--- start Records for the task ---
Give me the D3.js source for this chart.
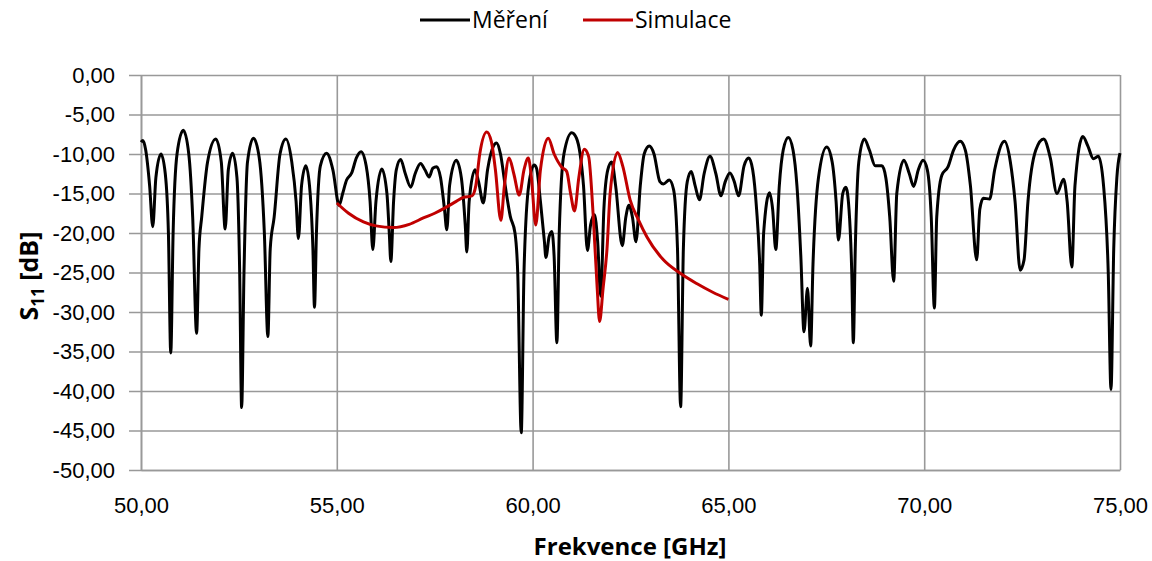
<!DOCTYPE html>
<html>
<head>
<meta charset="utf-8">
<script src="https://cdn.jsdelivr.net/npm/d3@7"></script>
<style>
  body { margin: 0; background: #fff; }
  svg { font-family: "Open Sans", "Noto Sans", sans-serif; }
</style>
</head>
<body>
<div id="chart"></div>
<script>
// measured S11 (black)
var mereniFreq = [50.00, 50.05, 50.12, 50.22, 50.30, 50.38, 50.51, 50.62, 50.70, 50.76, 50.82, 50.92, 51.08, 51.22, 51.32, 51.42, 51.48, 51.55, 51.70, 51.91,
  52.05, 52.15, 52.23, 52.34, 52.45, 52.52, 52.57, 52.63, 52.72, 52.87, 53.02, 53.15, 53.24, 53.30, 53.40, 53.55, 53.70, 53.85, 53.96, 54.02,
  54.10, 54.21, 54.32, 54.39, 54.43, 54.48, 54.58, 54.74, 54.90, 55.06, 55.15, 55.25, 55.38, 55.50, 55.62, 55.75, 55.85, 55.92, 56.00, 56.15,
  56.28, 56.34, 56.38, 56.45, 56.52, 56.63, 56.75, 56.89, 57.00, 57.14, 57.25, 57.36, 57.45, 57.55, 57.65, 57.75, 57.81, 57.88, 58.05, 58.18,
  58.28, 58.32, 58.38, 58.53, 58.62, 58.74, 58.85, 59.00, 59.08, 59.18, 59.30, 59.43, 59.55, 59.62, 59.71, 59.78, 59.90, 60.04, 60.10, 60.20,
  60.30, 60.34, 60.42, 60.49, 60.55, 60.62, 60.68, 60.80, 61.00, 61.12, 61.21, 61.30, 61.40, 61.48, 61.58, 61.66, 61.74, 61.82, 61.92, 62.02,
  62.12, 62.29, 62.38, 62.46, 62.55, 62.64, 62.75, 62.85, 62.98, 63.10, 63.25, 63.34, 63.49, 63.60, 63.70, 63.78, 63.85, 63.95, 64.05, 64.15,
  64.26, 64.38, 64.53, 64.68, 64.81, 64.92, 65.04, 65.15, 65.26, 65.40, 65.52, 65.62, 65.72, 65.80, 65.84, 65.90, 66.05, 66.13, 66.21, 66.30,
  66.40, 66.53, 66.65, 66.75, 66.85, 66.93, 67.02, 67.10, 67.16, 67.30, 67.51, 67.65, 67.75, 67.81, 67.92, 68.00, 68.08, 68.15, 68.19, 68.24,
  68.33, 68.47, 68.60, 68.75, 68.92, 69.02, 69.12, 69.22, 69.30, 69.48, 69.62, 69.73, 69.85, 69.97, 70.08, 70.18, 70.26, 70.32, 70.45, 70.61,
  70.75, 70.92, 71.05, 71.18, 71.34, 71.42, 71.51, 71.67, 71.80, 72.05, 72.20, 72.32, 72.45, 72.55, 72.65, 72.85, 73.05, 73.22, 73.39, 73.56,
  73.65, 73.77, 73.85, 74.05, 74.18, 74.32, 74.45, 74.58, 74.70, 74.77, 74.84, 74.92, 75.00];
var mereniS11 = [-8.5, -8.3, -9.5, -14, -19.2, -13, -10.0, -12.5, -20, -35.2, -20, -10, -7.0, -10, -18, -32.7, -22, -18, -11, -8.1,
  -11, -19.5, -12, -9.9, -13, -25, -42.1, -25, -11, -8.0, -10.5, -20, -33.1, -22, -18, -10, -8.1, -11, -16, -20.7,
  -14, -11.5, -15, -22, -29.4, -20, -11.5, -9.9, -12, -16.5, -15, -13.3, -12.4, -10.5, -9.7, -11.5, -16, -22.1, -16, -11.9,
  -15, -20, -23.6, -16, -12, -10.7, -12.5, -14.2, -12.5, -11.2, -12, -12.9, -11.8, -11.6, -13, -17, -19.6, -14, -10.8, -13,
  -19, -22.4, -16, -12.0, -13.5, -16.2, -12, -9.0, -8.6, -10, -14, -17.9, -20, -25, -45.3, -25, -14, -11.4, -11.8, -16,
  -21, -23.1, -20.5, -19.8, -23, -33.9, -20, -10, -7.3, -8, -9.9, -14, -22.2, -19, -17.7, -21, -28.0, -17, -12, -11.0,
  -14, -21.6, -18, -16.5, -18, -21.1, -14, -10, -9.0, -10, -13.5, -13.8, -13.3, -14.5, -22, -42.0, -22, -13.5, -12.2, -14,
  -15.8, -12.5, -10.3, -12.5, -15.3, -13.5, -12.4, -13.5, -15.3, -11.5, -10.5, -12, -17, -24, -30.4, -20, -14.9, -17, -22.1, -14,
  -9.5, -7.9, -9.5, -14, -23, -32.5, -27.0, -34.3, -24, -13, -9.1, -11, -16, -20.9, -15, -14.2, -17, -25, -33.9, -22,
  -11, -8.1, -9.5, -11.5, -11.5, -13, -18, -26.1, -15, -10.8, -12.5, -14.1, -12, -10.8, -12, -18, -29.5, -18, -12.7, -11.6,
  -9.5, -8.4, -9.5, -14, -23.4, -17, -15.6, -15.7, -12, -8.4, -11, -16, -24.7, -23.4, -16, -9.5, -8.1, -10.5, -15.0, -13.2,
  -16, -24.3, -14, -7.8, -9, -10.6, -10.3, -14, -25, -39.8, -22, -13, -9.9];

// simulated S11 (red)
var simFreq = [55.00, 55.30, 55.68, 56.00, 56.45, 56.85, 57.21, 57.50, 57.81, 58.05, 58.23, 58.45, 58.55, 58.65, 58.83, 58.95, 59.05, 59.19, 59.28, 59.40,
  59.52, 59.66, 59.78, 59.89, 59.97, 60.08, 60.20, 60.40, 60.55, 60.75, 60.87, 60.97, 61.07, 61.18, 61.32, 61.43, 61.55, 61.65, 61.71, 61.80,
  61.90, 61.98, 62.17, 62.30, 62.49, 62.70, 62.92, 63.34, 63.77, 64.19, 64.60, 65.00];
var simS11 = [-16.2, -17.5, -18.6, -19.1, -19.3, -18.9, -18.1, -17.5, -16.7, -16.0, -15.5, -15.3, -14, -10, -7.2, -8.5, -12, -18.4, -14, -10.5,
  -12.5, -15.2, -12, -10.5, -13, -19.0, -12, -8.0, -10, -11.7, -12.2, -15, -17.2, -13, -9.4, -10.3, -18, -27, -31.2, -27,
  -22, -15, -9.8, -11.5, -15.8, -18.3, -20.5, -23.4, -25.1, -26.4, -27.5, -28.4];

var xTicks = [50, 55, 60, 65, 70, 75];
var yTicks = [0, -5, -10, -15, -20, -25, -30, -35, -40, -45, -50];
var seriesNames = ["Měření", "Simulace"];
var seriesColors = ["#000000", "#c00000"];

var W = 1152, H = 561;
var margin = {top: 75, right: 32, bottom: 91, left: 141};
var width = W - margin.left - margin.right, height = H - margin.top - margin.bottom;

// czech decimal comma, plain hyphen as minus
var fmt = function (d) { return d.toFixed(2).replace(".", ","); };

var svg = d3.select("#chart").append("svg")
    .attr("width", W).attr("height", H);
var g = svg.append("g")
    .attr("transform", "translate(" + margin.left + "," + margin.top + ")");

var x = d3.scaleLinear().domain([50, 75]).range([0, width]);
var y = d3.scaleLinear().domain([-50, 0]).range([height, 0]);

// y axis + horizontal grid
var yAx = g.append("g")
    .call(d3.axisLeft(y).tickValues(yTicks).tickFormat(fmt).tickSizeInner(-width).tickSizeOuter(0).tickPadding(26));
yAx.selectAll("line").attr("x1", -12).attr("stroke", "#999").attr("stroke-width", 1.6);
yAx.select(".domain").attr("stroke", "#999").attr("stroke-width", 1.6);
yAx.selectAll("text").style("font-size", "22px").attr("fill", "#000");

// x axis + vertical grid
var xAx = g.append("g")
    .attr("transform", "translate(0," + height + ")")
    .call(d3.axisBottom(x).tickValues(xTicks).tickFormat(fmt).tickSizeInner(-height).tickSizeOuter(0).tickPadding(27));
xAx.selectAll("line").attr("stroke", "#999").attr("stroke-width", 1.6);
xAx.select(".domain").attr("stroke", "#999").attr("stroke-width", 1.6);
xAx.selectAll("text").style("font-size", "22px").attr("fill", "#000");

var line = d3.line()
    .x(function (d) { return x(d[0]); })
    .y(function (d) { return y(d[1]); })
    .curve(d3.curveMonotoneX);

var mereni = d3.zip(mereniFreq, mereniS11);
var sim = d3.zip(simFreq, simS11);

g.append("path").datum(mereni)
    .attr("d", line).attr("fill", "none")
    .attr("stroke", seriesColors[0]).attr("stroke-width", 3).attr("stroke-linejoin", "round");
g.append("path").datum(sim)
    .attr("d", line).attr("fill", "none")
    .attr("stroke", seriesColors[1]).attr("stroke-width", 3).attr("stroke-linejoin", "round");

// axis titles
svg.append("text")
    .attr("x", 630).attr("y", 555)
    .attr("text-anchor", "middle")
    .style("font-size", "24px").style("font-weight", "bold")
    .text("Frekvence [GHz]");

var yt = svg.append("text")
    .attr("transform", "translate(38,276) rotate(-90)")
    .attr("text-anchor", "middle")
    .style("font-size", "25px").style("font-weight", "bold");
yt.append("tspan").text("S");
yt.append("tspan").attr("dy", 6).style("font-size", "17px").text("11");
yt.append("tspan").attr("dy", -6).text(" [dB]");

// legend
var legendX = [420, 583];
var legend = svg.selectAll(".legend")
    .data(seriesNames).enter().append("g")
    .attr("transform", function (d, i) { return "translate(" + legendX[i] + ",20)"; });
legend.append("line")
    .attr("x1", 0).attr("x2", 50)
    .attr("stroke", function (d, i) { return seriesColors[i]; })
    .attr("stroke-width", 3);
legend.append("text")
    .attr("x", 52).attr("y", 8)
    .style("font-size", "23px")
    .text(function (d) { return d; });
</script>
</body>
</html>
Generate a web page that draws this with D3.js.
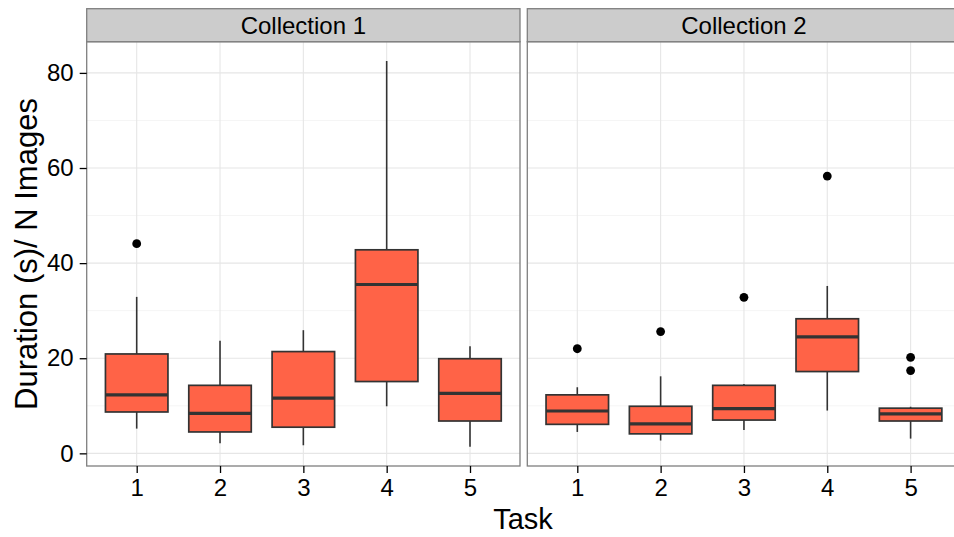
<!DOCTYPE html>
<html><head><meta charset="utf-8">
<script src="https://cdn.jsdelivr.net/npm/d3@7"></script>
<style>body{margin:0;background:#fff}svg{display:block;font-family:"Liberation Sans",Arial,Helvetica,sans-serif}</style>
</head><body><svg id="c" width="954" height="537"></svg>
<script>
const collections = ["Collection 1", "Collection 2"];
const tasks = ["1", "2", "3", "4", "5"];
const yTicks = [0, 20, 40, 60, 80];
const yMinor = [10, 30, 50, 70];
// per collection, per task: box statistics
const whiskerLow = [[5.2, 2.1, 1.7, 9.9, 1.4], [4.5, 2.7, 4.9, 9.0, 3.1]];
const q1 =         [[8.7, 4.5, 5.5, 15.1, 6.8], [6.1, 4.1, 7.0, 17.2, 6.8]];
const median =     [[12.3, 8.4, 11.6, 35.5, 12.6], [8.9, 6.2, 9.4, 24.5, 8.3]];
const q3 =         [[20.9, 14.3, 21.4, 42.8, 19.9], [12.3, 9.9, 14.3, 28.3, 9.5]];
const whiskerHigh =[[32.9, 23.7, 25.9, 82.5, 22.5], [13.9, 16.2, 14.6, 35.2, 9.8]];
const outliers =   [[[44.1], [], [], [], []], [[22.0], [25.6], [32.8], [58.3], [20.2, 17.4]]];

const svg = d3.select("#c");
const panelW = 433.3, panelTop = 41.7, panelBottom = 466, stripTop = 8.7;
const panelLefts = [86.7, 527.3];
const y = d3.scaleLinear().domain([-2.66, 86.56]).range([panelBottom, panelTop]);

collections.forEach((col, ci) => {
  const left = panelLefts[ci];
  const x = d3.scalePoint().domain(tasks).range([left, left + panelW]).padding(0.6);
  const step = x.step();
  const g = svg.append("g");
  g.append("rect").attr("x", left).attr("y", panelTop).attr("width", panelW).attr("height", panelBottom - panelTop).attr("fill", "#fff");
  g.selectAll(".ymin").data(yMinor).join("line").attr("x1", left).attr("x2", left + panelW)
    .attr("y1", d => y(d)).attr("y2", d => y(d)).attr("stroke", "#f5f5f5").attr("stroke-width", 1);
  g.selectAll(".ymaj").data(yTicks).join("line").attr("x1", left).attr("x2", left + panelW)
    .attr("y1", d => y(d)).attr("y2", d => y(d)).attr("stroke", "#e6e6e6").attr("stroke-width", 1.1);
  g.selectAll(".xmaj").data(tasks).join("line").attr("x1", d => x(d)).attr("x2", d => x(d))
    .attr("y1", panelTop).attr("y2", panelBottom).attr("stroke", "#e6e6e6").attr("stroke-width", 1.1);
  const bw = step * 0.75;
  tasks.forEach((t, ti) => {
    const cx = x(t);
    const bg = g.append("g");
    bg.append("line").attr("x1", cx).attr("x2", cx).attr("y1", y(q3[ci][ti])).attr("y2", y(whiskerHigh[ci][ti]))
      .attr("stroke", "#333").attr("stroke-width", 1.6);
    bg.append("line").attr("x1", cx).attr("x2", cx).attr("y1", y(q1[ci][ti])).attr("y2", y(whiskerLow[ci][ti]))
      .attr("stroke", "#333").attr("stroke-width", 1.6);
    bg.append("rect").attr("x", cx - bw / 2).attr("y", y(q3[ci][ti])).attr("width", bw)
      .attr("height", y(q1[ci][ti]) - y(q3[ci][ti])).attr("fill", "#FF6347").attr("stroke", "#333").attr("stroke-width", 1.7);
    bg.append("line").attr("x1", cx - bw / 2).attr("x2", cx + bw / 2).attr("y1", y(median[ci][ti])).attr("y2", y(median[ci][ti]))
      .attr("stroke", "#333").attr("stroke-width", 3.2);
    bg.selectAll("circle").data(outliers[ci][ti]).join("circle").attr("cx", cx).attr("cy", d => y(d)).attr("r", 4.4).attr("fill", "#000");
  });
  g.append("rect").attr("x", left).attr("y", panelTop).attr("width", panelW).attr("height", panelBottom - panelTop)
    .attr("fill", "none").attr("stroke", "#7f7f7f").attr("stroke-width", 1.3);
  g.append("rect").attr("x", left).attr("y", stripTop).attr("width", panelW).attr("height", panelTop - stripTop)
    .attr("fill", "#cccccc").attr("stroke", "#7f7f7f").attr("stroke-width", 1.3);
  g.append("text").attr("x", left + panelW / 2).attr("y", (stripTop + panelTop) / 2).attr("dy", "0.36em")
    .attr("text-anchor", "middle").attr("font-size", 24).attr("fill", "#000").text(col);
  const xa = svg.append("g").attr("transform", `translate(0,${panelBottom})`)
    .call(d3.axisBottom(x).tickSize(7).tickPadding(6));
  xa.select(".domain").remove();
  xa.selectAll(".tick line").attr("stroke", "#000").attr("stroke-width", 1.3);
  xa.selectAll(".tick text").attr("font-size", 24).attr("fill", "#000").attr("font-family", "Liberation Sans, Arial, sans-serif");
});

const ya = svg.append("g").attr("transform", `translate(${panelLefts[0]},0)`)
  .call(d3.axisLeft(y).tickValues(yTicks).tickSize(7).tickPadding(6));
ya.select(".domain").remove();
ya.selectAll(".tick line").attr("stroke", "#000").attr("stroke-width", 1.3);
ya.selectAll(".tick text").attr("font-size", 24).attr("fill", "#000").attr("font-family", "Liberation Sans, Arial, sans-serif");

svg.append("text").attr("x", 523).attr("y", 529).attr("text-anchor", "middle").attr("font-size", 29).text("Task");
svg.append("text").attr("transform", "translate(37,254) rotate(-90)").attr("text-anchor", "middle")
  .attr("font-size", 31).text("Duration (s)/ N Images");
</script></body></html>
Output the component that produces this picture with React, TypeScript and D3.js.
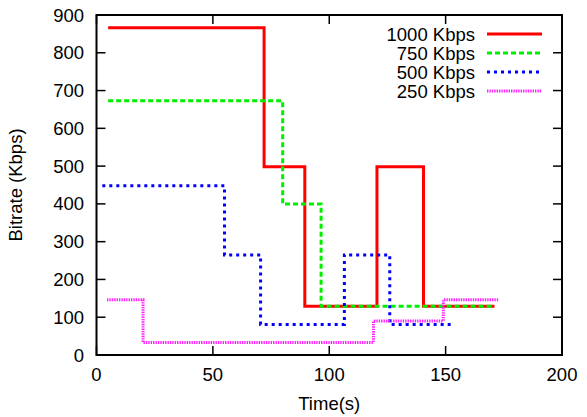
import React from "react";
import * as d3 from "d3";

// Step series: time (s) where each level starts, and the bitrate (Kbps) held from it
const redTimes = [5, 72, 89.5, 120.5, 140.5, 171];
const redValues = [866, 498, 129, 498, 129, 129];
const greenTimes = [5, 80, 96.5, 171];
const greenValues = [673, 400, 129, 129];
const blueTimes = [2.5, 55, 70.5, 106.5, 126, 152.5];
const blueValues = [448, 265, 81, 265, 81, 81];
const magentaTimes = [4.5, 20, 119, 149, 173];
const magentaValues = [146, 33, 90, 146, 146];

const seriesNames = ["1000 Kbps", "750 Kbps", "500 Kbps", "250 Kbps"];
const xTicks = [0, 50, 100, 150, 200];
const yTicks = [0, 100, 200, 300, 400, 500, 600, 700, 800, 900];

const W = 587;
const H = 417;
const left = 96.5;
const right = 562;
const top = 15;
const bottom = 355;
const font = "'Liberation Sans', Arial, Helvetica, sans-serif";
const fs = 18.5;

const styles = [
  { color: "#ff0000", dash: "none" },
  { color: "#00ee00", dash: "5,3" },
  { color: "#0000ff", dash: "3,4" },
  { color: "#ff22ff", dash: "1.4,1" },
];

export default function App() {
  const x = d3.scaleLinear().domain([0, 200]).range([left, right]);
  const y = d3.scaleLinear().domain([0, 900]).range([bottom, top]);
  const line = d3
    .line<[number, number]>()
    .x((d) => x(d[0]))
    .y((d) => y(d[1]))
    .curve(d3.curveStepAfter);

  const series = [
    [redTimes, redValues],
    [greenTimes, greenValues],
    [blueTimes, blueValues],
    [magentaTimes, magentaValues],
  ].map(([t, v]) => t.map((tt, i) => [tt, v[i]] as [number, number]));

  const tickLen = 9;
  const legendY = [34, 53, 72, 91];

  return (
    <svg
      width={W}
      height={H}
      style={{ position: "absolute", left: 0, top: 0, background: "#fff" }}
      fontFamily={font}
    >
      {series.map((pts, i) => (
        <path
          key={i}
          d={line(pts) || ""}
          fill="none"
          stroke={styles[i].color}
          strokeWidth={3}
          strokeDasharray={styles[i].dash}
        />
      ))}

      {/* ticks, mirrored on all four sides */}
      {xTicks.map((t) => (
        <g key={"x" + t} stroke="#000" strokeWidth={1.5}>
          <line x1={x(t)} x2={x(t)} y1={bottom} y2={bottom - tickLen} />
          <line x1={x(t)} x2={x(t)} y1={top} y2={top + tickLen} />
        </g>
      ))}
      {yTicks.map((t) => (
        <g key={"y" + t} stroke="#000" strokeWidth={1.5}>
          <line x1={left} x2={left + tickLen} y1={y(t)} y2={y(t)} />
          <line x1={right} x2={right - tickLen} y1={y(t)} y2={y(t)} />
        </g>
      ))}

      <rect
        x={left}
        y={top}
        width={right - left}
        height={bottom - top}
        fill="none"
        stroke="#000"
        strokeWidth={2}
      />

      {xTicks.map((t) => (
        <text key={"xl" + t} x={x(t)} y={381} textAnchor="middle" fontSize={fs} fill="#000">
          {t}
        </text>
      ))}
      {yTicks.map((t) => (
        <text key={"yl" + t} x={84} y={y(t) + 6.5} textAnchor="end" fontSize={fs} fill="#000">
          {t}
        </text>
      ))}

      <text x={(left + right) / 2} y={410} textAnchor="middle" fontSize={fs} fill="#000">
        Time(s)
      </text>
      <text
        transform={`translate(22,${(top + bottom) / 2}) rotate(-90)`}
        textAnchor="middle"
        fontSize={fs}
        fill="#000"
      >
        Bitrate (Kbps)
      </text>

      {seriesNames.map((name, i) => (
        <g key={name}>
          <text x={475} y={legendY[i] + 6.5} textAnchor="end" fontSize={fs} fill="#000">
            {name}
          </text>
          <line
            x1={487}
            x2={542}
            y1={legendY[i]}
            y2={legendY[i]}
            stroke={styles[i].color}
            strokeWidth={3}
            strokeDasharray={styles[i].dash}
          />
        </g>
      ))}
    </svg>
  );
}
--- end Records for the task ---
[What the task asks]: Using the data above, extract exactly the lines from the one containing "Output the component" through the one containing "700, 800, 900];". Pictures are left out.

[Written response]:
Output the component that produces this picture with React, TypeScript and D3.js.
import React from "react";
import * as d3 from "d3";

// Step series: time (s) where each level starts, and the bitrate (Kbps) held from it
const redTimes = [5, 72, 89.5, 120.5, 140.5, 171];
const redValues = [866, 498, 129, 498, 129, 129];
const greenTimes = [5, 80, 96.5, 171];
const greenValues = [673, 400, 129, 129];
const blueTimes = [2.5, 55, 70.5, 106.5, 126, 152.5];
const blueValues = [448, 265, 81, 265, 81, 81];
const magentaTimes = [4.5, 20, 119, 149, 173];
const magentaValues = [146, 33, 90, 146, 146];

const seriesNames = ["1000 Kbps", "750 Kbps", "500 Kbps", "250 Kbps"];
const xTicks = [0, 50, 100, 150, 200];
const yTicks = [0, 100, 200, 300, 400, 500, 600, 700, 800, 900];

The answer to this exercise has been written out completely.